Holcus mollis is a rhizomatous perennial grass found in woods and hedgerows, growing to 50 cm tall. It has rhizomes that occur around 5 cm deep in soil or sometimes deeper. Rhizome growth occurs in the period May to November but is fastest from mid-June to mid-July. The rhizomes have many dormant buds that do not develop unless the rhizomes are disturbed and then fresh aerial shoots may arise from the broken fragments. It flowers from June to July.

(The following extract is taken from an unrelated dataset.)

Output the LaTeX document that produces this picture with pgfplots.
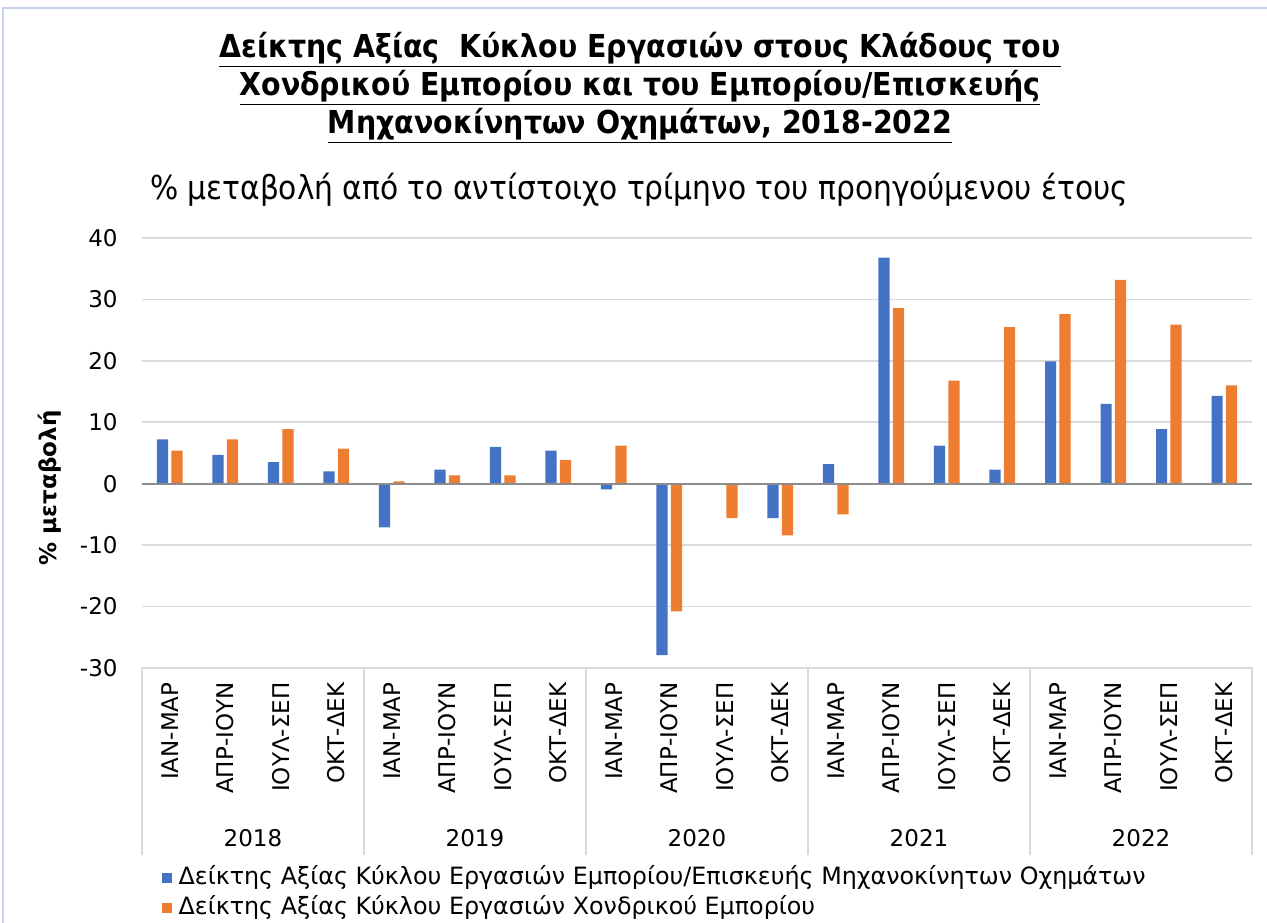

The main distinguishing characteristics from H. lanatus are the presence of rhizomes, and the bearded nodes or 'hairy knees' on the culm.

== Habitat ==
Holcus mollis is favoured by conditions in woodland clearings and at the early stages of coppicing. Growth and flowering are restricted as the tree canopy develops. It is often a relict of former woodland vegetation, surviving in open grassland and grassy heaths after woodland clearance despite being a shade lover. It is found mostly on moist, freely-drained acid soils, normally light to medium texture and high in organic matter; it is absent from areas of calcareous or base rich soil, and often grows with bracken.

== Insect foodplant ==
The caterpillars of some Lepidoptera use it as a food plant, e.g. the Essex skipper (Thymelicus lineola).

== Status as a weed ==
In a survey of weeds in conventional cereals in central southern England in 1982, it was found in 1% of winter barley but not at all in winter wheat or spring barley.

Each small piece of rhizome is capable of developing into a new plant. Research shows that within 6–8 in of the surface, 1 sqft of rhizome infested soil may contain up to 110 ft of rhizome, the weight of roots and rhizomes being estimated at 7.5 tons per acre.

== Varieties and hybridisation ==
A pentaploid variant of H. mollis is common in Britain; it is sterile but spreads vegetatively. H. mollis var. variegatus has striped green and white leaves; it is sometimes cultivated.

A male sterile hybrid with Holcus lanatus exists with 2n = 21 chromosomes. Hybrids tend to resemble H. lanatus in their morphology.